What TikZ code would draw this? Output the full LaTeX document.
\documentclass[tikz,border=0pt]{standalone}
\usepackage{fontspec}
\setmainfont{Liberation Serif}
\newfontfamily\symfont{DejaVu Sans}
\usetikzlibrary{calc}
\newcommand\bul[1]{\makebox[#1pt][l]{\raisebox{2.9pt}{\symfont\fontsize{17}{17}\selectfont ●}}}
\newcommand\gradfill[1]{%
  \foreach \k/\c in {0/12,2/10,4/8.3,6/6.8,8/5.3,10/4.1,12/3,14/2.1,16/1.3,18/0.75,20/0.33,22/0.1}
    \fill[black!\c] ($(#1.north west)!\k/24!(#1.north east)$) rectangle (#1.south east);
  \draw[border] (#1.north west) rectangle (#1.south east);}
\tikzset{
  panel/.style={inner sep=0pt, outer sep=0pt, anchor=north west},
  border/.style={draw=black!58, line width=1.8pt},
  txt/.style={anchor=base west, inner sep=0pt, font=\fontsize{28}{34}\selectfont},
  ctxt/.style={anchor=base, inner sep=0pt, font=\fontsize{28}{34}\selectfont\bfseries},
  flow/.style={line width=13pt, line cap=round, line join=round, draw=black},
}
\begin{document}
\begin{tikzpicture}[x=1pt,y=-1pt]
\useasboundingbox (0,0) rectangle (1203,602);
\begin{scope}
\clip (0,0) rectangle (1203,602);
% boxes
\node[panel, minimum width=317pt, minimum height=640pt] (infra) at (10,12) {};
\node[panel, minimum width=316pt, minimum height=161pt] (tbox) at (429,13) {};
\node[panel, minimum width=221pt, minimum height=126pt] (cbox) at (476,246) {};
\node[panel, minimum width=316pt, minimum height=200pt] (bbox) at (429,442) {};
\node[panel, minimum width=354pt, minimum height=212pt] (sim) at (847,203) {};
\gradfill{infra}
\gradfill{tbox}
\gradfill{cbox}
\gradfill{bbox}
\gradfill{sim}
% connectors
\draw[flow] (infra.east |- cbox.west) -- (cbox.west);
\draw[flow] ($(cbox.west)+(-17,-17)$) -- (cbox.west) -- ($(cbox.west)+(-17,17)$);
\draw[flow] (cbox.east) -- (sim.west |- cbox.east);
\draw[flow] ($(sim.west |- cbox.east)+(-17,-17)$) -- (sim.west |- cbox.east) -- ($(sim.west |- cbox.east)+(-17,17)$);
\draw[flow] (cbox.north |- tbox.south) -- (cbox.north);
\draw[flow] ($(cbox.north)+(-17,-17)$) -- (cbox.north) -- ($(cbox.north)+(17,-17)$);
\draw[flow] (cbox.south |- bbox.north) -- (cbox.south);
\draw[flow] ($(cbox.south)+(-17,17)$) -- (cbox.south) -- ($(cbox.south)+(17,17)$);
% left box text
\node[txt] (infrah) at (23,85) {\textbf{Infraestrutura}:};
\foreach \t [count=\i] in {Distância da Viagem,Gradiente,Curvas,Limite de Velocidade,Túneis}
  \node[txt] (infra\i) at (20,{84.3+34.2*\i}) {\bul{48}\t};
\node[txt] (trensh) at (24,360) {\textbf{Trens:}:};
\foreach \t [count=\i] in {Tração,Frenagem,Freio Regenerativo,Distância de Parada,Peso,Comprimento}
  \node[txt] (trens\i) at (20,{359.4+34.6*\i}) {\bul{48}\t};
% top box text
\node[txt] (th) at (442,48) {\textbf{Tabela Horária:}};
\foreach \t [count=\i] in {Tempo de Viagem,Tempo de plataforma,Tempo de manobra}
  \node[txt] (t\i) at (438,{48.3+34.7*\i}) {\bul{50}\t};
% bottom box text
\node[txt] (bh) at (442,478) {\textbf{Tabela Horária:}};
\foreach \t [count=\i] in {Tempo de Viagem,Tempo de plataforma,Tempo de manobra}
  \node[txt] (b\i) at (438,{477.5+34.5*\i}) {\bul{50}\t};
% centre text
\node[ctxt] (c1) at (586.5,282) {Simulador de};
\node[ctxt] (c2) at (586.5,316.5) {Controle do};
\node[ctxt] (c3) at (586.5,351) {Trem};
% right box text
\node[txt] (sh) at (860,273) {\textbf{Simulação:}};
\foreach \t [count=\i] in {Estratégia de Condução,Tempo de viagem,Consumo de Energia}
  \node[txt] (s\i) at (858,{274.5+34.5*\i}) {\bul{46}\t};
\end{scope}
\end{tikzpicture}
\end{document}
****************
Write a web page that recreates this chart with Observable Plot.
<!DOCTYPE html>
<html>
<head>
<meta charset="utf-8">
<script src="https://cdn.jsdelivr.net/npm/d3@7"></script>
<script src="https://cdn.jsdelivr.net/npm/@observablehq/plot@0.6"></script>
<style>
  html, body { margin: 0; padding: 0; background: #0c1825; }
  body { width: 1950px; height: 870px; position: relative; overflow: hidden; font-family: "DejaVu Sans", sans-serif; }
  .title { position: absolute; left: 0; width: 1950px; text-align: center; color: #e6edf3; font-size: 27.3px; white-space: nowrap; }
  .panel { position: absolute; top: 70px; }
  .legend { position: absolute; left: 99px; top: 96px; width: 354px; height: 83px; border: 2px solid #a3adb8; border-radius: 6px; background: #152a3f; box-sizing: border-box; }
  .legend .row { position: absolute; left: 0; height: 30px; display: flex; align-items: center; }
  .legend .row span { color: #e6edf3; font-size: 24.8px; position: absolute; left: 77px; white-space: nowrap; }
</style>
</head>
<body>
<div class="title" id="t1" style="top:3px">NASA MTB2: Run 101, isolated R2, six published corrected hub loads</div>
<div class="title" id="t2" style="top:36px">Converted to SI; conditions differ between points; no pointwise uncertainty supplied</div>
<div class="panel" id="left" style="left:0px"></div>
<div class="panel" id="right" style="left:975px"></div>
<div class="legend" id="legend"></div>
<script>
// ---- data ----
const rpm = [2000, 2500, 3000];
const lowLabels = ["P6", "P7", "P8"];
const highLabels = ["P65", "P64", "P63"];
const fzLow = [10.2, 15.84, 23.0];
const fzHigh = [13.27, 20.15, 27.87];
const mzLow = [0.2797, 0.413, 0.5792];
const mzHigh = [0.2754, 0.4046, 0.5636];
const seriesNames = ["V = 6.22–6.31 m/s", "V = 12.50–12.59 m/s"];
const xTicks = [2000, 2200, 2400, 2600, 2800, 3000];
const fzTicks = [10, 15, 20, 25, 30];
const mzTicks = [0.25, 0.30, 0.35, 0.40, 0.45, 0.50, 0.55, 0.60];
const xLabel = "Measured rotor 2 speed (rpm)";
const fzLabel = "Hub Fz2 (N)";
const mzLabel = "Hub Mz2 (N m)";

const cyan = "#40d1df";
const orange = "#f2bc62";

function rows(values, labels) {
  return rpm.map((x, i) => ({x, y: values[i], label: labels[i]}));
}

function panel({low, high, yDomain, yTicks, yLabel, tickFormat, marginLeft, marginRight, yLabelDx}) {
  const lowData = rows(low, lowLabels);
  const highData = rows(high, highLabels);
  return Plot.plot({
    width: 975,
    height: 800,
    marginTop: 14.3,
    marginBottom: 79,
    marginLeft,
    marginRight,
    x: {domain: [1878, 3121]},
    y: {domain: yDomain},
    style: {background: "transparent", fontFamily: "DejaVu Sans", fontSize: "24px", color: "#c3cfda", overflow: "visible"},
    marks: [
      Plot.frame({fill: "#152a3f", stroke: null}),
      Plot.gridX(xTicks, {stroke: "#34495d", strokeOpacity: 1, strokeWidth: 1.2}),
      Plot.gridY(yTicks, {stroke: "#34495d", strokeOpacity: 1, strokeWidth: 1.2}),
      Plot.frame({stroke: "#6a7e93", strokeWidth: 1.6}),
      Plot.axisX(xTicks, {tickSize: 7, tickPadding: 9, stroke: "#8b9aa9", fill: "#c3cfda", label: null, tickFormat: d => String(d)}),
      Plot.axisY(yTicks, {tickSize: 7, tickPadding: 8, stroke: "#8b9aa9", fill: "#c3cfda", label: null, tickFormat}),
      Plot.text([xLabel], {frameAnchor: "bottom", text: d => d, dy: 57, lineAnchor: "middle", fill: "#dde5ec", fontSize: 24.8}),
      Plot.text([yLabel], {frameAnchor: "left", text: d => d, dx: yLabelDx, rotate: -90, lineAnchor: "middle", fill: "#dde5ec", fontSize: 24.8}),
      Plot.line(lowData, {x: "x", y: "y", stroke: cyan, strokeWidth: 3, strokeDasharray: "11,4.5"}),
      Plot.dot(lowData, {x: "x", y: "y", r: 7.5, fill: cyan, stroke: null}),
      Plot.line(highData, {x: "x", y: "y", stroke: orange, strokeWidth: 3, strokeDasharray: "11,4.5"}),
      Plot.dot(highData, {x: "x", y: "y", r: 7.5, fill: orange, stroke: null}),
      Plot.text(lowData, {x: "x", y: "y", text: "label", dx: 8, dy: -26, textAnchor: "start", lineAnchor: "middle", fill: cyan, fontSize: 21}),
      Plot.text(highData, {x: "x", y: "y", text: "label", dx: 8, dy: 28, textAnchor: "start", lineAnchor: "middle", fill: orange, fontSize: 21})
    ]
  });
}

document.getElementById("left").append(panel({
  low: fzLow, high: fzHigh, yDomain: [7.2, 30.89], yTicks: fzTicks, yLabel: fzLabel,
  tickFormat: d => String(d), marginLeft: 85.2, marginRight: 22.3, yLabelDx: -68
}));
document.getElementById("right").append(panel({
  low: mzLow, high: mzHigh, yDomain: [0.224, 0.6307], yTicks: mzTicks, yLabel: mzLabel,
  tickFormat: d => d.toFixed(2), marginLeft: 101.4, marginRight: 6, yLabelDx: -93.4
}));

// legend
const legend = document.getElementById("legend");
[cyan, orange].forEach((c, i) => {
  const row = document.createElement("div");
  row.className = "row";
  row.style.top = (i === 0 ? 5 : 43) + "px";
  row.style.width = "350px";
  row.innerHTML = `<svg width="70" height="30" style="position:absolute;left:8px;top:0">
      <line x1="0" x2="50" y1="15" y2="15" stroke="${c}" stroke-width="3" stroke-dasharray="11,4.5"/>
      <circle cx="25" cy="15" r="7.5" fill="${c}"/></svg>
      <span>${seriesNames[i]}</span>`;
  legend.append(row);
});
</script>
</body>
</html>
****************
■ AIM OF THE TASK
Above are several records. Count the lines among them that contain "this" and give only the total.

■ EXERCISE OUTPUT
2